**RECORDED DATA**
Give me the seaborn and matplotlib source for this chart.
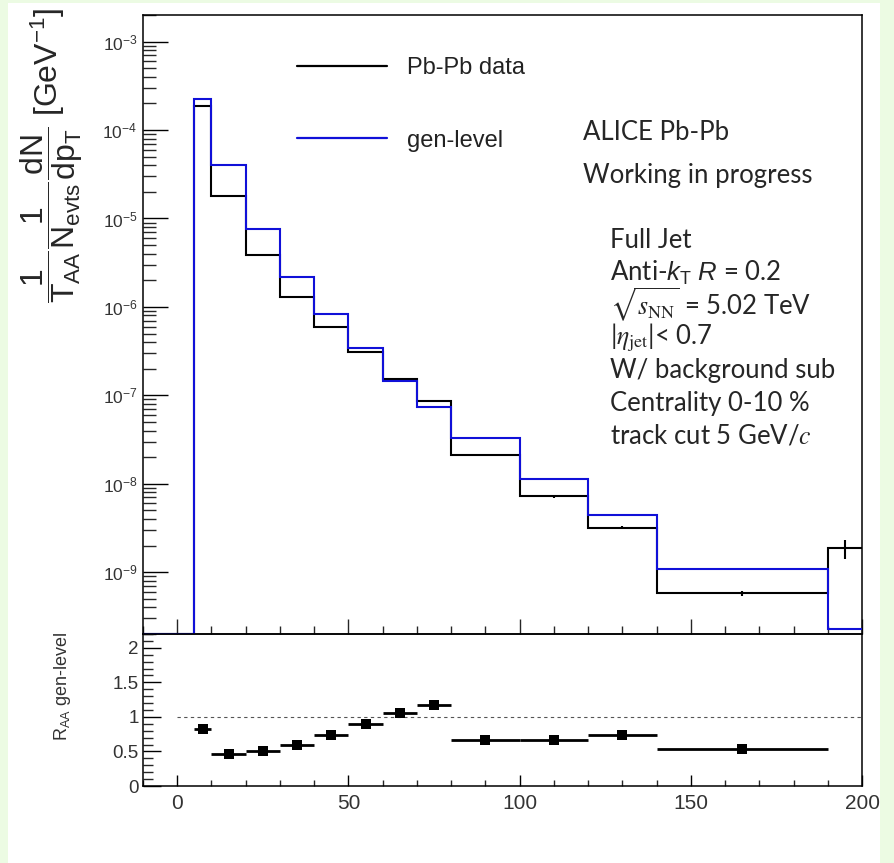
import numpy as np
import matplotlib
matplotlib.use("Agg")
import matplotlib.pyplot as plt
import seaborn as sns
from matplotlib.ticker import LogLocator, MultipleLocator, NullFormatter, FixedLocator
from matplotlib.patches import Rectangle

# ---------------- data ----------------
bin_edges = [-10, 5, 10, 20, 30, 40, 50, 60, 70, 80, 100, 120, 140, 190, 200]
pbpb_data = [0, 1.88e-4, 1.80e-5, 3.87e-6, 1.29e-6, 5.9e-7, 3.08e-7, 1.52e-7,
             8.6e-8, 2.1e-8, 7.2e-9, 3.2e-9, 5.8e-10, 1.87e-9]
pbpb_err = [0, 1e-6, 1e-7, 2e-8, 8e-9, 4e-9, 2e-9, 1.2e-9,
            8e-10, 3e-10, 2.5e-10, 1.5e-10, 4e-11, 4.5e-10]
gen_level = [0, 2.26e-4, 4.05e-5, 7.6e-6, 2.18e-6, 8.3e-7, 3.43e-7, 1.47e-7,
             7.3e-8, 3.27e-8, 1.12e-8, 4.4e-9, 1.1e-9, 2.3e-10]

ratio_x = [7.5, 15, 25, 35, 45, 55, 65, 75, 90, 110, 130, 165]
ratio_xerr = [2.5, 5, 5, 5, 5, 5, 5, 5, 10, 10, 10, 25]
ratio_y = [0.83, 0.46, 0.51, 0.59, 0.74, 0.90, 1.05, 1.17, 0.66, 0.66, 0.74, 0.54]
ratio_yerr = [0.02, 0.01, 0.01, 0.01, 0.01, 0.01, 0.01, 0.02, 0.01, 0.02, 0.02, 0.02]

y_major_ticks = [1e-9, 1e-8, 1e-7, 1e-6, 1e-5, 1e-4, 1e-3]
ratio_ticks = [0, 0.5, 1, 1.5, 2]
ratio_tick_labels = ['0', '0.5', '1', '1.5', '2']

legend_labels = ["Pb-Pb data", "gen-level"]
header_lines = ["ALICE Pb-Pb", "Working in progress"]
info_lines = ["Full Jet", r"Anti-$k_{\rm T}$ $R$ = 0.2", r"$\sqrt{s_{\rm NN}}$ = 5.02 TeV",
              r"|$\eta_{\rm jet}$|< 0.7", "W/ background sub", "Centrality 0-10 %",
              r"track cut 5 GeV/$c$"]

# ---------------- style ----------------
sns.set_theme(style="white")
plt.rcParams['font.family'] = ['Liberation Sans', 'DejaVu Sans']
plt.rcParams['mathtext.fontset'] = 'custom'
plt.rcParams['mathtext.rm'] = 'Liberation Sans'
plt.rcParams['mathtext.it'] = 'Liberation Sans:italic'
plt.rcParams['mathtext.bf'] = 'Liberation Sans:bold'
plt.rcParams['mathtext.sf'] = 'Liberation Sans'
plt.rcParams['axes.edgecolor'] = 'black'
plt.rcParams['axes.linewidth'] = 1.1

W, H = 894, 863
fig = plt.figure(figsize=(W / 100, H / 100), dpi=100)
fig.patch.set_facecolor('#ecfbe3')
fig.patches.append(Rectangle((8 / W, 0), (880 - 8) / W, 1 - 3 / H, transform=fig.transFigure,
                             facecolor='white', edgecolor='none', zorder=-10))

def fx(px):
    return px / W

def fy(py):
    return 1 - py / H

ax1 = fig.add_axes([fx(143), fy(634), fx(862) - fx(143), fy(15) - fy(634)])
ax2 = fig.add_axes([fx(143), fy(786), fx(862) - fx(143), fy(634) - fy(786)], sharex=ax1)
for a in (ax1, ax2):
    a.set_facecolor('none')

ymin, ymax = 2.0e-10, 2.0e-3
ax1.set_yscale('log')
ax1.set_xlim(-10, 200)
ax1.set_ylim(ymin, ymax)

edges = np.array(bin_edges, dtype=float)
black = np.where(np.array(pbpb_data) > 0, pbpb_data, ymin * 1.0001)
blue = np.where(np.array(gen_level) > 0, gen_level, ymin * 1.0001)

ax1.stairs(black, edges, baseline=None, color='black', lw=1.5, zorder=3, label=legend_labels[0])
ax1.stairs(blue, edges, baseline=None, color='#1010d8', lw=1.5, zorder=4, label=legend_labels[1])
centers = 0.5 * (edges[1:] + edges[:-1])
mask = np.array(pbpb_data) > 0
ax1.errorbar(centers[mask], np.array(pbpb_data)[mask], yerr=np.array(pbpb_err)[mask],
             fmt='none', ecolor='black', elinewidth=1.5, capsize=0, zorder=3)

# top panel ticks
ax1.yaxis.set_major_locator(FixedLocator(y_major_ticks))
ax1.yaxis.set_minor_locator(LogLocator(base=10, subs=np.arange(2, 10), numticks=20))
ax1.yaxis.set_minor_formatter(NullFormatter())
ax1.xaxis.set_major_locator(MultipleLocator(50))
ax1.xaxis.set_minor_locator(MultipleLocator(10))
ax1.tick_params(axis='y', which='major', direction='in', length=18, width=1.0, labelsize=12.5,
                left=True, right=False, pad=4, colors='black')
ax1.tick_params(axis='y', which='minor', direction='in', length=9, width=1.0, left=True, right=False)
ax1.tick_params(axis='x', which='major', direction='in', length=11, width=1.0, bottom=True,
                top=False, labelbottom=False)
ax1.tick_params(axis='x', which='minor', direction='in', length=6, width=1.0, bottom=True, top=False)
for lab in ax1.get_yticklabels():
    lab.set_color('#333333')

leg = ax1.legend(loc='upper left', bbox_to_anchor=(fx(297), fy(57)), bbox_transform=fig.transFigure,
                 frameon=False, fontsize=17, handlelength=3.8, handletextpad=0.85,
                 labelspacing=2.15, borderpad=0, borderaxespad=0)
for line in leg.get_lines():
    line.set_linewidth(1.6)
for t in leg.get_texts():
    t.set_color('#222222')

# info text
for i, t in enumerate(header_lines):
    fig.text(fx(583), fy(133 + i * 43), t, fontsize=18.5, family=['Lato', 'DejaVu Sans'],
             va='center', ha='left')
for i, t in enumerate(info_lines):
    fig.text(fx(610), fy(240 + i * 32.7), t, fontsize=18.5, family=['Lato', 'DejaVu Sans'],
             va='center', ha='left', math_fontfamily='stix' if i in (2, 3, 6) else 'custom')

# y label top
fig.text(fx(52), fy(155),
         r"$\dfrac{\mathrm{1}}{\mathrm{T_{AA}}}\dfrac{\mathrm{1}}{\mathrm{N_{evts}}}\dfrac{\mathrm{dN}}{\mathrm{dp_{T}}}$ [GeV$^{\mathrm{-1}}$]",
         rotation=90, fontsize=23, ha='center', va='center')

# ---------------- ratio panel ----------------
ax2.set_ylim(0, 2.2)
ax2.plot([0, 200], [1, 1], ls=(0, (3, 3)), color='#555555', lw=0.8, zorder=1)
ax2.errorbar(ratio_x, ratio_y, xerr=ratio_xerr, yerr=ratio_yerr, fmt='none', ecolor='black',
             elinewidth=2.0, capsize=0, zorder=2)
sns.scatterplot(x=ratio_x, y=ratio_y, marker='s', s=55, color='black', edgecolor='black',
                linewidth=0, ax=ax2, zorder=3)
ax2.xaxis.set_major_locator(MultipleLocator(50))
ax2.xaxis.set_minor_locator(MultipleLocator(10))
ax2.yaxis.set_major_locator(FixedLocator(ratio_ticks))
ax2.yaxis.set_minor_locator(MultipleLocator(0.1))
ax2.set_yticklabels(ratio_tick_labels)
ax2.tick_params(axis='y', which='major', direction='in', length=13, width=1.0, labelsize=13.5,
                left=True, right=False, pad=3, colors='black')
ax2.tick_params(axis='y', which='minor', direction='in', length=7, width=1.0, left=True, right=False)
ax2.tick_params(axis='x', which='major', direction='in', length=8, width=1.0, labelsize=15,
                bottom=True, top=False, labelbottom=True, pad=6, colors='black')
ax2.tick_params(axis='x', which='minor', direction='in', length=4, width=1.0, bottom=True, top=False)
for lab in ax2.get_yticklabels() + ax2.get_xticklabels():
    lab.set_color('#333333')
fig.text(fx(63), fy(686), r"R$_{\mathrm{AA}}$ gen-level", rotation=90, fontsize=13,
         ha='center', va='center', color='#333333')

fig.savefig("out.png", dpi=100, facecolor=fig.get_facecolor())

**WHAT IS EXPECTED**
Restate, line by line and word for word, everything from the top of the material through the line that contains "from matplotlib.patches import Rectangle". Leave pictures out.

**TASK SOLUTION**
Give me the seaborn and matplotlib source for this chart.
import numpy as np
import matplotlib
matplotlib.use("Agg")
import matplotlib.pyplot as plt
import seaborn as sns
from matplotlib.ticker import LogLocator, MultipleLocator, NullFormatter, FixedLocator
from matplotlib.patches import Rectangle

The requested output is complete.